The following example samples parameters in a simple linear regression model. Details of the model specification and posterior distribution can be found in the Supplement.

################################################################################
## Linear Regression
##   y ~ N(b0 + b1 * x, s2)
##   b0, b1 ~ N(0, 1000)
##   s2 ~ invgamma(0.001, 0.001)
################################################################################

using Mamba

## Data
data = Dict(
  :x => [1, 2, 3, 4, 5],
  :y => [1, 3, 3, 3, 5]
)

## Log-transformed Posterior(b0, b1, log(s2)) + Constant and Gradient Vector
logfgrad = function(x::DenseVector)
  b0 = x[1]
  b1 = x[2]
  logs2 = x[3]
  r = data[:y] - b0 - b1 * data[:x]
  logf = (-0.5 * length(data[:y]) - 0.001) * logs2 -
           (0.5 * dot(r, r) + 0.001) / exp(logs2) -
           0.5 * b0^2 / 1000 - 0.5 * b1^2 / 1000
  grad = [
    sum(r) / exp(logs2) - b0 / 1000,
    sum(data[:x] .* r) / exp(logs2) - b1 / 1000,
    -0.5 * length(data[:y]) - 0.001 + (0.5 * dot(r, r) + 0.001) / exp(logs2)
  ]
  logf, grad
end

## MCMC Simulation with No-U-Turn Sampling
n = 5000
burnin = 1000
sim = Chains(n, 3, start = (burnin + 1), names = ["b0", "b1", "s2"])
theta = NUTSVariate([0.0, 0.0, 0.0], logfgrad)
for i in 1:n
  sample!(theta, adapt = (i <= burnin))
  if i > burnin
    sim[i, :, 1] = [theta[1:2]; exp(theta[3])]
  end
end
describe(sim)

NUTSVariate Type

Declaration

typealias NUTSVariate SamplerVariate{NUTSTune}

Fields

  • value::Vector{Float64} : simulated values.
  • tune::NUTSTune : tuning parameters for the sampling algorithm.

Constructors

NUTSVariate(x::AbstractVector{T<:Real}, epsilon::Real, logfgrad::Function; target::Real=0.6)
NUTSVariate(x::AbstractVector{T<:Real}, logfgrad::Function; target::Real=0.6)

Construct a NUTSVariate object that stores simulated values and tuning parameters for NUTS sampling.

Arguments

  • x : initial values.
  • epsilon : step size parameter.
  • logfgrad : function that takes a single DenseVector argument of parameter values at which to compute the log-transformed density (up to a normalizing constant) and gradient vector, and returns the respective results as a tuple.

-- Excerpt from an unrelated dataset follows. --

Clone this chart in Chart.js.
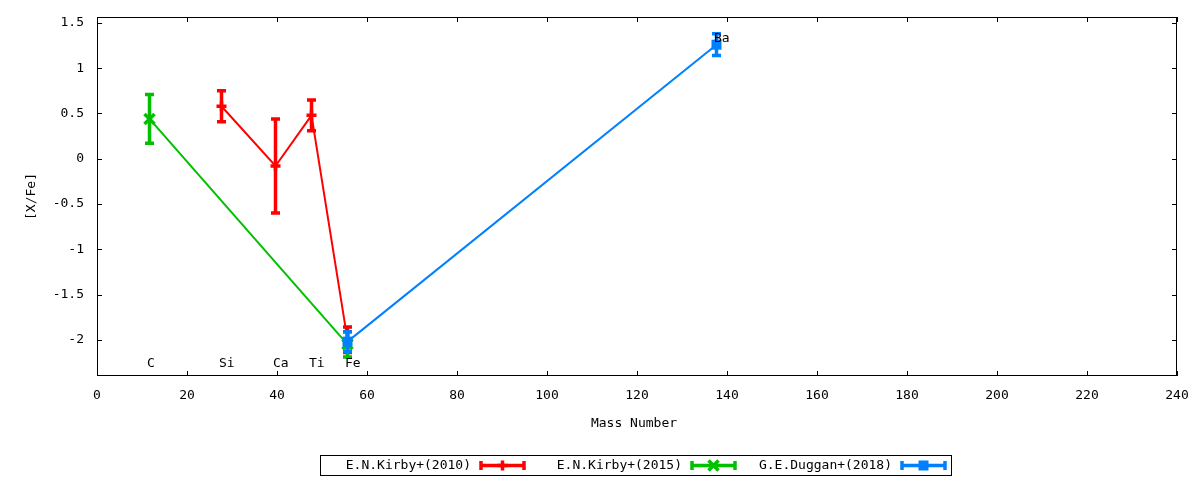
<!DOCTYPE html>
<html>
<head>
<meta charset="utf-8">
<script src="https://cdn.jsdelivr.net/npm/chart.js@4"></script>
<style>
  html, body { margin: 0; padding: 0; background: #fff; }
  #wrap { width: 1200px; height: 480px; }
</style>
</head>
<body>
<div id="wrap"><canvas id="abundChart" width="1200" height="480"></canvas></div>
<script>
// Element labels drawn inside the plot
const elementNames = ['C', 'Si', 'Ca', 'Ti', 'Fe', 'Ba'];
const elementMass = [12, 28, 40, 48, 56, 138];
const elementLabelY = [-2.26, -2.26, -2.26, -2.26, -2.26, 1.33];

// Series: mass number, [X/Fe], error
const kirby2010Mass = [28, 40, 48, 56];
const kirby2010Val = [0.58, -0.08, 0.48, -2.0];
const kirby2010Err = [0.17, 0.52, 0.17, 0.14];

const kirby2015Mass = [12, 56];
const kirby2015Val = [0.44, -2.05];
const kirby2015Err = [0.27, 0.14];

const duggan2018Mass = [56, 138];
const duggan2018Val = [-2.02, 1.26];
const duggan2018Err = [0.11, 0.12];

const xTicks = [0, 20, 40, 60, 80, 100, 120, 140, 160, 180, 200, 220, 240];
const yTicks = [-2, -1.5, -1, -0.5, 0, 0.5, 1, 1.5];

const FONT = '"DejaVu Sans Mono", monospace';
const RED = '#ff0000';
const GREEN = '#00c000';
const BLUE = '#0080ff';

function toPoints(xs, ys, es) {
  return xs.map((x, i) => ({ x: x, y: ys[i], err: es[i] }));
}

const seriesInfo = [
  { label: 'E.N.Kirby+(2010)', color: RED, style: 'cross' },
  { label: 'E.N.Kirby+(2015)', color: GREEN, style: 'crossRot' },
  { label: 'G.E.Duggan+(2018)', color: BLUE, style: 'rect' },
];

function drawMarker(ctx, style, x, y, color) {
  ctx.save();
  ctx.strokeStyle = color;
  ctx.fillStyle = color;
  ctx.lineWidth = 3.5;
  const r = 5;
  ctx.beginPath();
  if (style === 'cross') {
    ctx.moveTo(x - r, y); ctx.lineTo(x + r, y);
    ctx.moveTo(x, y - r); ctx.lineTo(x, y + r);
    ctx.stroke();
  } else if (style === 'crossRot') {
    ctx.moveTo(x - r, y - r); ctx.lineTo(x + r, y + r);
    ctx.moveTo(x - r, y + r); ctx.lineTo(x + r, y - r);
    ctx.stroke();
  } else {
    ctx.fillRect(x - r, y - r, 2 * r, 2 * r);
  }
  ctx.restore();
}

// error bars + markers, drawn after each dataset line
const errorBars = {
  id: 'errorBars',
  afterDatasetDraw(chart, args) {
    const ctx = chart.ctx;
    const xs = chart.scales.x, ys = chart.scales.y;
    const ds = chart.data.datasets[args.index];
    const info = seriesInfo[args.index];
    ctx.save();
    ctx.strokeStyle = info.color;
    ctx.lineWidth = 3.5;
    ds.data.forEach(p => {
      const px = xs.getPixelForValue(p.x) - 1.5;
      const top = ys.getPixelForValue(p.y + p.err);
      const bot = ys.getPixelForValue(p.y - p.err);
      ctx.beginPath();
      ctx.moveTo(px, top); ctx.lineTo(px, bot);
      ctx.moveTo(px - 4.5, top); ctx.lineTo(px + 4.5, top);
      ctx.moveTo(px - 4.5, bot); ctx.lineTo(px + 4.5, bot);
      ctx.stroke();
      drawMarker(ctx, info.style, px, ys.getPixelForValue(p.y), info.color);
    });
    ctx.restore();
  }
};

// frame with inward ticks, axis titles, element labels and legend box
const decorations = {
  id: 'decorations',
  afterDraw(chart) {
    const ctx = chart.ctx;
    const a = chart.chartArea;
    const xs = chart.scales.x, ys = chart.scales.y;
    ctx.save();
    ctx.strokeStyle = '#000';
    ctx.lineWidth = 1;
    ctx.strokeRect(a.left + 0.5, a.top + 0.5, a.right - a.left - 1, a.bottom - a.top - 1);
    ctx.beginPath();
    xTicks.forEach(v => {
      const px = Math.round(xs.getPixelForValue(v)) + 0.5;
      ctx.moveTo(px, a.bottom); ctx.lineTo(px, a.bottom - 5);
      ctx.moveTo(px, a.top); ctx.lineTo(px, a.top + 5);
    });
    yTicks.forEach(v => {
      const py = Math.round(ys.getPixelForValue(v)) + 0.5;
      ctx.moveTo(a.left, py); ctx.lineTo(a.left + 5, py);
      ctx.moveTo(a.right, py); ctx.lineTo(a.right - 5, py);
    });
    ctx.stroke();

    ctx.fillStyle = '#000';
    ctx.font = '13px ' + FONT;
    ctx.textBaseline = 'middle';

    // element labels
    ctx.textAlign = 'left';
    elementNames.forEach((n, i) => {
      ctx.fillText(n, xs.getPixelForValue(elementMass[i]) - 4, ys.getPixelForValue(elementLabelY[i]));
    });

    // axis titles
    ctx.textAlign = 'center';
    ctx.fillText('Mass Number', (a.left + a.right) / 2 - 3, 424);
    ctx.save();
    ctx.translate(32, (a.top + a.bottom) / 2);
    ctx.rotate(-Math.PI / 2);
    ctx.fillText('[X/Fe]', 0, 0);
    ctx.restore();

    // legend
    const boxL = 320, boxR = 951, boxT = 455, boxB = 475;
    ctx.strokeRect(boxL + 0.5, boxT + 0.5, boxR - boxL, boxB - boxT);
    const textRight = [471, 682, 892];
    const cy = (boxT + boxB) / 2 + 0.5;
    seriesInfo.forEach((s, i) => {
      ctx.textAlign = 'right';
      ctx.fillStyle = '#000';
      ctx.fillText(s.label, textRight[i], cy);
      const x0 = textRight[i] + 10, x1 = textRight[i] + 53;
      ctx.strokeStyle = s.color;
      ctx.lineWidth = 3.5;
      ctx.beginPath();
      ctx.moveTo(x0, cy); ctx.lineTo(x1, cy);
      ctx.moveTo(x0, cy - 4.5); ctx.lineTo(x0, cy + 4.5);
      ctx.moveTo(x1, cy - 4.5); ctx.lineTo(x1, cy + 4.5);
      ctx.stroke();
      drawMarker(ctx, s.style, (x0 + x1) / 2, cy, s.color);
    });
    ctx.restore();
  }
};

// shift the polylines to sit on the markers
const lineShift = {
  id: 'lineShift',
  beforeDatasetDraw(chart) { chart.ctx.save(); chart.ctx.translate(-1.5, 0); },
  afterDatasetDraw(chart) { chart.ctx.restore(); },
};

const ctx = document.getElementById('abundChart').getContext('2d');

const abundChart = new Chart(ctx, {
  type: 'line',
  data: {
    datasets: [
      {
        label: seriesInfo[0].label,
        data: toPoints(kirby2010Mass, kirby2010Val, kirby2010Err),
        borderColor: RED,
        borderWidth: 2,
        pointRadius: 0,
        order: 2,
      },
      {
        label: seriesInfo[1].label,
        data: toPoints(kirby2015Mass, kirby2015Val, kirby2015Err),
        borderColor: GREEN,
        borderWidth: 2,
        pointRadius: 0,
        order: 1,
      },
      {
        label: seriesInfo[2].label,
        data: toPoints(duggan2018Mass, duggan2018Val, duggan2018Err),
        borderColor: BLUE,
        borderWidth: 2,
        pointRadius: 0,
        order: 0,
      },
    ],
  },
  options: {
    responsive: false,
    animation: false,
    devicePixelRatio: 1,
    layout: { padding: { left: 0, right: 23, top: 17, bottom: 0 } },
    plugins: {
      legend: { display: false },
      tooltip: { enabled: false },
    },
    scales: {
      x: {
        type: 'linear',
        min: 0,
        max: 240,
        grid: { display: false, drawTicks: false },
        border: { display: false },
        ticks: {
          color: '#000', font: { family: FONT, size: 13 }, padding: 12, maxRotation: 0,
          callback: (v) => String(v),
        },
        afterBuildTicks: (scale) => { scale.ticks = xTicks.map(v => ({ value: v })); },
        afterFit: (scale) => { scale.height = 104; scale.paddingLeft = 0; scale.paddingRight = 0; },
      },
      y: {
        type: 'linear',
        min: -2.4,
        max: 1.566,
        grid: { display: false, drawTicks: false },
        border: { display: false },
        ticks: {
          color: '#000', font: { family: FONT, size: 13 }, padding: 13,
          callback: (v) => String(v),
        },
        afterBuildTicks: (scale) => { scale.ticks = yTicks.map(v => ({ value: v })); },
        afterFit: (scale) => { scale.width = 97; scale.paddingTop = 0; scale.paddingBottom = 0; },
      },
    },
  },
  plugins: [lineShift, errorBars, decorations],
});
</script>
</body>
</html>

If epsilon is not specified, the function is used by the constructor to generate an initial step size value.
  • target : target acceptance rate for the algorithm.

Value

Returns a NUTSVariate type object with fields set to the supplied x and tuning parameter values.

NUTSTune Type

Declaration

type NUTSTune <: SamplerTune

Fields

  • logfgrad::Nullable{Function} : function supplied to the constructor to compute the log-transformed density and gradient vector, or null if not supplied.
  • adapt::Bool : whether the proposal distribution is being adaptively tuned.
  • alpha::Float64 : cumulative acceptance probabilities \alpha from leapfrog steps.
  • epsilon::Float64 : updated value of the step size parameter \epsilon_m = \exp\left(\mu - \sqrt{m} \bar{H}_m / \gamma\right) if m > 0, and the user-supplied value otherwise.
  • epsbar::Float64 : dual averaging parameter, defined as \bar{\epsilon}_m = \exp\left(m^{-\kappa} \log(\epsilon_m) + (1 - m^{-\kappa}) \log(\bar{\epsilon}_{m-1})\right).
  • gamma::Float64 : dual averaging parameter, fixed at \gamma = 0.05.
  • Hbar::Float64 : dual averaging parameter, defied as \bar{H}_m = \left(1 - \frac{1}{m + t_0}\right) \bar{H}_{m-1} + \frac{1}{m + t_0} \left(\text{target} - \frac{\alpha}{n_\alpha}\right).
  • kappa::Float64 : dual averaging parameter, fixed at \kappa = 0.05.
  • m::Int : number of adaptive update iterations m that have been performed.
  • mu::Float64 : dual averaging parameter, defined as \mu = \log(10 \epsilon_0).
  • nalpha::Int : the total number n_\alpha of leapfrog steps performed.
  • t0::Float64 : dual averaging parameter, fixed at t_0 = 10.
  • target::Float64 : target acceptance rate for the adaptive algorithm.